Every UK driver could face ‘unlimited fines’ under new sleeping law. (Manchester Evening News)
This should be of interest to all Bectu members working in production, as well as being useful evidence in support of the campaign we are running in partnership with our union kin, IATSE at the moment.
Read our joint statement ⬇️ https://t.co/D5vDZZ6jBx
— Bectu (@bectu) October 6, 2021
Clauses 90 – 94 of the Highway Code have been updated to say…
Driving when you are tired greatly increases your risk of collision. To minimise this risk
- make sure you are fit to drive. Do not begin a journey if you are tired. Get sufficient sleep before embarking on a long journey
- avoid undertaking long journeys between midnight and 6 am, when natural alertness is at a minimum
- plan your journey to take sufficient breaks. A minimum break of at least 15 minutes after every two hours of driving is recommended
- if you feel sleepy, stop in a safe place. Do not stop in an emergency area or on a hard shoulder of a motorway (see Rule 262 for guidance on places to take a break when travelling on motorways).
As the RAC explains:
Any accident that occurs as a result of falling asleep at the wheel is usually classified as ‘dangerous driving’.
Dangerous driving is described as driving which “falls far below the standard expected of a competent and careful driver and it would be obvious that driving in that way would be dangerous.”
It can include driving aggressively, overtaking in dangerous locations and racing other vehicles.
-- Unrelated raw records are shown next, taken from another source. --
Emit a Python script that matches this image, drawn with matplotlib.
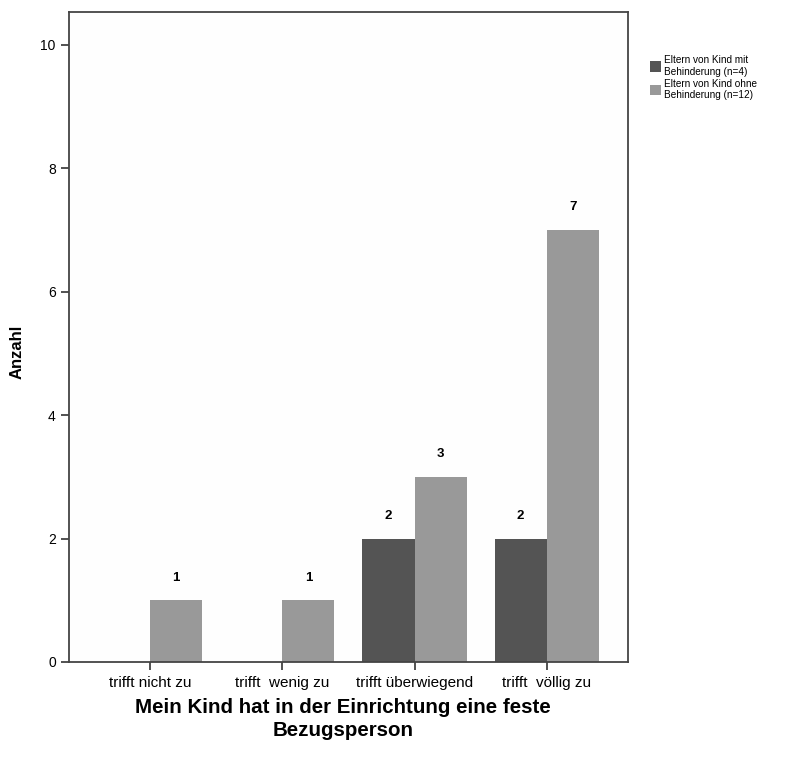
import numpy as np
import matplotlib.pyplot as plt

plt.rcParams['font.family'] = ['Liberation Sans', 'DejaVu Sans']

categories = ['trifft nicht zu', 'trifft  wenig zu', 'trifft überwiegend', 'trifft  völlig zu']
mit_behinderung = [0, 0, 2, 2]
ohne_behinderung = [1, 1, 3, 7]
series_names = ['Eltern von Kind mit\nBehinderung (n=4)', 'Eltern von Kind ohne\nBehinderung (n=12)']

dark = '#545454'
light = '#999999'

fig = plt.figure(figsize=(8.01, 7.67), dpi=100)
ax = fig.add_axes([0.0861, 0.1369, 0.6979, 0.8475])
ax.set_facecolor('#fefefe')

x = np.arange(len(categories))
w = 0.394
b1 = ax.bar(x - w / 2, mit_behinderung, w, color=dark, label=series_names[0])
b2 = ax.bar(x + w / 2, ohne_behinderung, w, color=light, label=series_names[1])

# value labels (skip zeros)
for bars, vals in [(b1, mit_behinderung), (b2, ohne_behinderung)]:
    for r, v in zip(bars, vals):
        if v > 0:
            ax.text(r.get_x() + r.get_width() / 2, v + 0.27, str(v),
                    ha='center', va='bottom', fontsize=9.5, fontweight='bold')

ax.set_xlim(-0.615, 3.615)
ax.set_ylim(0, 10.53)
ax.set_yticks([0, 2, 4, 6, 8, 10])
ax.set_xticks(x)
ax.set_xticklabels(categories, fontsize=11)
ax.tick_params(axis='y', labelsize=10, length=6, width=1.2, color='#333333')
ax.tick_params(axis='x', length=6, width=1.2, color='#333333', pad=4)
for s in ax.spines.values():
    s.set_color('#444444')
    s.set_linewidth(1.3)

ax.set_ylabel('Anzahl', fontsize=12, fontweight='bold')
ax.yaxis.set_label_coords(-0.08, 0.477)
fig.text(0.428, 1 - 698 / 767, 'Mein Kind hat in der Einrichtung eine feste\nBezugsperson',
         ha='center', va='top', fontsize=14.8, fontweight='bold', linespacing=1.25)

leg = ax.legend(loc='upper left', bbox_to_anchor=(1.033, 0.94), frameon=False,
                fontsize=7.2, handlelength=1.1, handleheight=1.2, handletextpad=0.3,
                labelspacing=0.2, borderaxespad=0)

fig.savefig('out.png', dpi=100, facecolor='white')
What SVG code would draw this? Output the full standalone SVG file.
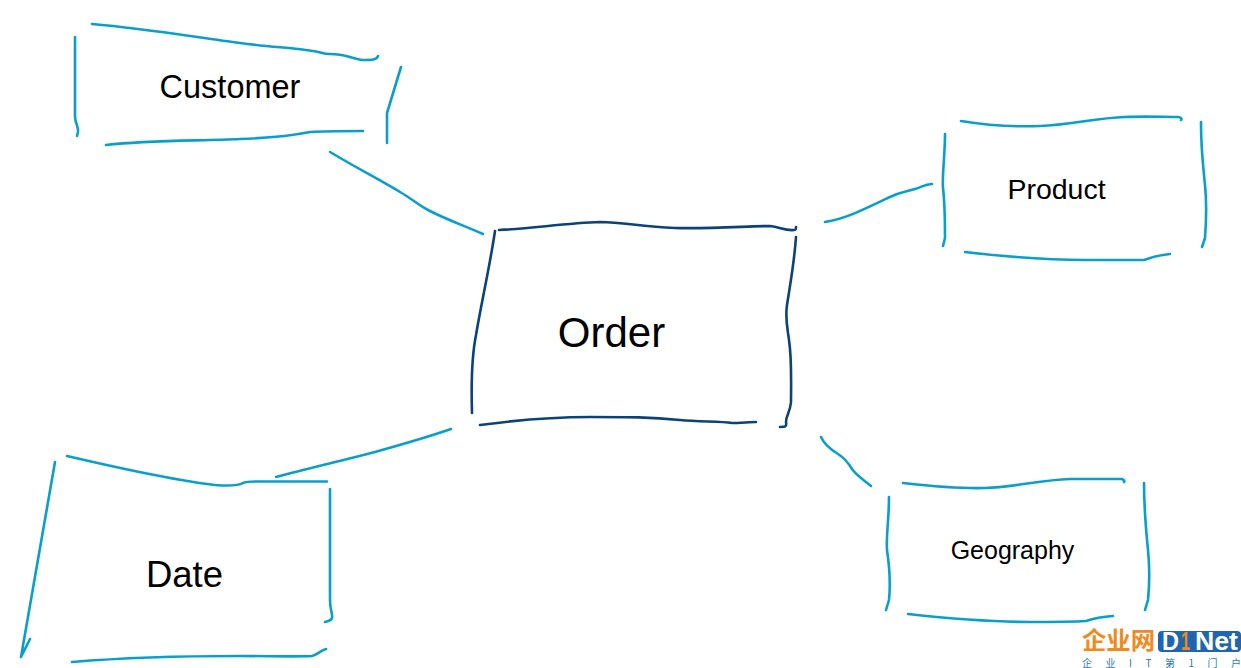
<svg xmlns="http://www.w3.org/2000/svg" width="1241" height="668" viewBox="0 0 1241 668">
<style>
.s{fill:none;stroke:#0a9fcb;stroke-width:2.6;stroke-linecap:round;stroke-linejoin:round}
.o{fill:none;stroke:#0b4279;stroke-width:2.6;stroke-linecap:round;stroke-linejoin:round}
.t{font-family:"Liberation Sans",Arial,sans-serif;fill:#000;text-anchor:middle}
.c{font-family:"Noto Sans CJK SC",sans-serif}
.l{font-family:"Liberation Sans",Arial,sans-serif;font-weight:700}
</style>
<rect width="1241" height="668" fill="#fff"/>
<g id="connectors">
<path class="s" d="M330 152C355 167 380 180 400 192C412 199 420 206 428 210C445 219 465 226 483 234"/>
<path class="s" d="M825 222C845 219 865 209 890 197C900 192 905 192 915 189C922 187 925 184 932 184"/>
<path class="s" d="M276 477C310 468 345 460 375 452C400 445 425 438 451 429"/>
<path class="s" d="M821 437C824 444 830 449 838 454C846 459 849 464 852 469C857 476 864 480 871 486"/>
</g>
<g id="customer">
<path class="s" d="M92 24C150 29 200 38 240 43C270 47 295 48 313 51C322 52 322 54 330 54C345 54 350 58 362 60C372 60 377 60 378 56"/>
<path class="s" d="M75 37V116C75 124 79 127 78 132L77 136"/>
<path class="s" d="M401 67L387 113V143"/>
<path class="s" d="M106 145C150 140 200 141 240 139C270 138 290 136 310 132C325 131 340 131 363 131"/>
<text class="t" x="230" y="98" font-size="32.500">Customer</text>
</g>
<g id="order">
<path class="o" d="M499 230C530 229 565 223 600 222C625 222 640 227 675 228C710 229 750 226 770 226C780 227 785 231 794 230C796 230 796 229 796 227"/>
<path class="o" d="M495 231C490 265 482 300 476 335C472 355 471 380 472 413"/>
<path class="o" d="M796 237C794 265 790 285 787 305C785 318 787 325 789 340C792 360 791 385 791 402C790 413 786 415 786 422C787 427 785 427 780 427"/>
<path class="o" d="M480 425C510 421 550 417 590 417C630 417 650 417 680 420C700 422 720 421 732 423C740 423 750 422 756 422"/>
<text class="t" x="611.500" y="347" font-size="42">Order</text>
</g>
<g id="product">
<path class="s" d="M961 121C985 125 1015 127 1040 126C1070 125 1095 118 1125 117C1145 116 1165 117 1178 117C1181 117 1182 119 1181 120"/>
<path class="s" d="M945 134C945 155 942 175 943 188C945 205 945 225 945 238L943 246"/>
<path class="s" d="M1201 122C1201 150 1203 165 1205 185C1207 205 1206 225 1205 238L1202 247"/>
<path class="s" d="M965 252C1000 256 1050 260 1085 260C1110 260 1130 260 1144 260C1150 258 1158 255 1170 254"/>
<text class="t" x="1056.500" y="199" font-size="28.500">Product</text>
</g>
<g id="date">
<path class="s" d="M67 456C110 466 170 480 215 485C228 486 238 486 243 483C247 481 255 481.500 262 481.500H327"/>
<path class="s" d="M55 462L21 657L30 639"/>
<path class="s" d="M330 489V600C330 610 333 615 332 618C331 621 328 621 325 622"/>
<path class="s" d="M72 662C120 658 180 656 240 656C270 656 295 657 312 656C317 655 320 651 326 649"/>
<text class="t" x="184.500" y="587" font-size="36.500">Date</text>
</g>
<g id="geography">
<path class="s" d="M903 483C930 486 960 489 985 488C1015 487 1040 480 1070 479C1090 479 1110 479 1122 479C1124 480 1125 481 1124 482"/>
<path class="s" d="M889 497C889 520 886 535 887 550C890 570 890 590 889 600L886 610"/>
<path class="s" d="M1144 483C1144 510 1146 530 1148 550C1150 570 1149 590 1148 600L1145 610"/>
<path class="s" d="M908 614C945 618 990 622 1030 622C1050 622 1070 622 1086 621C1092 619 1100 617 1113 616"/>
<text class="t" x="1012.500" y="559" font-size="25">Geography</text>
</g>
<g id="logo">
<text class="c" x="1082" y="649" font-size="24" font-weight="700" fill="#f08a1d" textLength="73" lengthAdjust="spacingAndGlyphs">企业网</text>
<rect x="1158" y="631" width="83" height="21" rx="4" fill="#1f66ae"/>
<text class="l" x="1162" y="650" font-size="26" fill="#fff" textLength="17" lengthAdjust="spacingAndGlyphs">D</text>
<text class="l" x="1181" y="650" font-size="26" fill="#f08a1d" textLength="9" lengthAdjust="spacingAndGlyphs">1</text>
<text class="l" x="1195" y="650" font-size="26" fill="#fff" textLength="43" lengthAdjust="spacingAndGlyphs">Net</text>
<text class="c" x="1082" y="667" font-size="10" fill="#2b79b5" textLength="159">企 业 I T 第 1 门 户</text>
</g>
</svg>
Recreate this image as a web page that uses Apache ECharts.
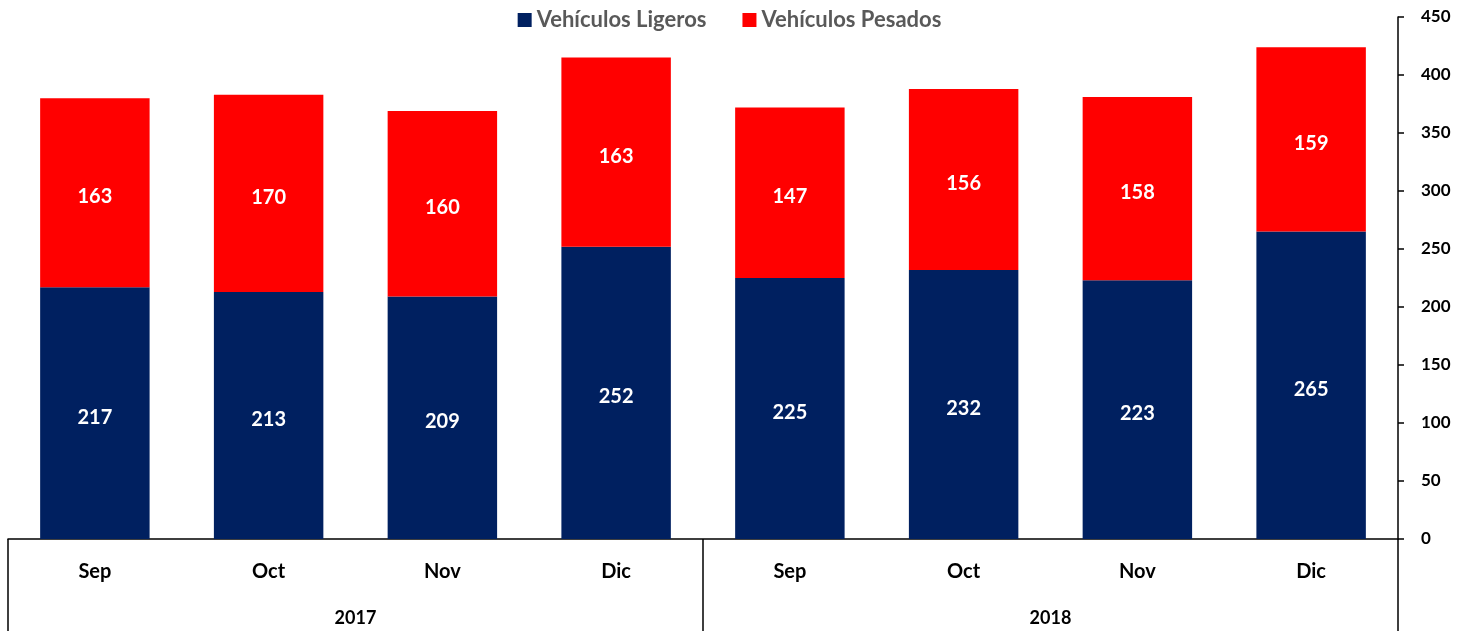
<!DOCTYPE html>
<html>
<head>
<meta charset="utf-8">
<script src="https://cdn.jsdelivr.net/npm/echarts@6/dist/echarts.min.js"></script>
<style>
    html, body {margin: 0; padding: 0; background: #fff;}
    #chart {width: 1459px; height: 631px;}
</style>
</head>
<body>
<div id="chart"></div>
<script>
var months = ['Sep', 'Oct', 'Nov', 'Dic', 'Sep', 'Oct', 'Nov', 'Dic'];
var years = ['2017', '2018'];
var ligeros = [217, 213, 209, 252, 225, 232, 223, 265];
var pesados = [163, 170, 160, 163, 147, 156, 158, 159];

var font = 'Lato';
var myChart = echarts.init(document.getElementById('chart'));
var option = {
    animation: false,
    legend: {
        top: 4,
        left: 'center',
        itemWidth: 14,
        itemHeight: 14,
        itemGap: 36,
        icon: 'rect',
        textStyle: {color: '#595959', fontSize: 22, fontWeight: 'bold', fontFamily: font},
        data: ['Vehículos Ligeros', 'Vehículos Pesados']
    },
    grid: {left: 8, right: 61, top: 17, bottom: 92},
    xAxis: [
        {
            type: 'category',
            data: months,
            axisLine: {lineStyle: {color: '#000', width: 1.5}},
            axisTick: {show: false},
            axisLabel: {margin: 23, color: '#000', fontSize: 20, fontWeight: 'bold', fontFamily: font}
        },
        {
            type: 'category',
            data: years,
            position: 'bottom',
            axisLine: {show: false},
            axisTick: {show: true, length: 92, lineStyle: {color: '#000', width: 1.5}},
            axisLabel: {margin: 70, color: '#000', fontSize: 18, fontWeight: 'bold', fontFamily: font}
        }
    ],
    yAxis: {
        type: 'value',
        position: 'right',
        min: 0,
        max: 450,
        interval: 50,
        axisLine: {show: true, lineStyle: {color: '#000', width: 1.5}},
        axisTick: {show: true, length: 6, lineStyle: {color: '#000', width: 1.5}},
        splitLine: {show: false},
        axisLabel: {margin: 23, color: '#000', fontSize: 17, fontWeight: 'bold', fontFamily: font}
    },
    series: [
        {
            name: 'Vehículos Ligeros',
            type: 'bar',
            stack: 'total',
            barWidth: '63%',
            itemStyle: {color: '#002060'},
            label: {show: true, position: 'inside', offset: [0, 4], color: '#fff', fontSize: 20, fontWeight: 'bold', fontFamily: font},
            data: ligeros
        },
        {
            name: 'Vehículos Pesados',
            type: 'bar',
            stack: 'total',
            barWidth: '63%',
            itemStyle: {color: '#FF0000'},
            label: {show: true, position: 'inside', offset: [0, 4], color: '#fff', fontSize: 20, fontWeight: 'bold', fontFamily: font},
            data: pesados
        }
    ]
};
myChart.setOption(option, true);
</script>
</body>
</html>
It also covers “driving when unfit, including having an injury, being unable to see clearly, not taking prescribed drugs, or being sleepy.” (Link to CPS website)
Dangerous driving offences will be dealt with by the Magistrates’ Court or Crown Court, depending on the seriousness.
If found guilty, you could be hit with an unlimited fine, a driving ban and up to 14 years in prison.”
This is a long-running campaign from the RAC.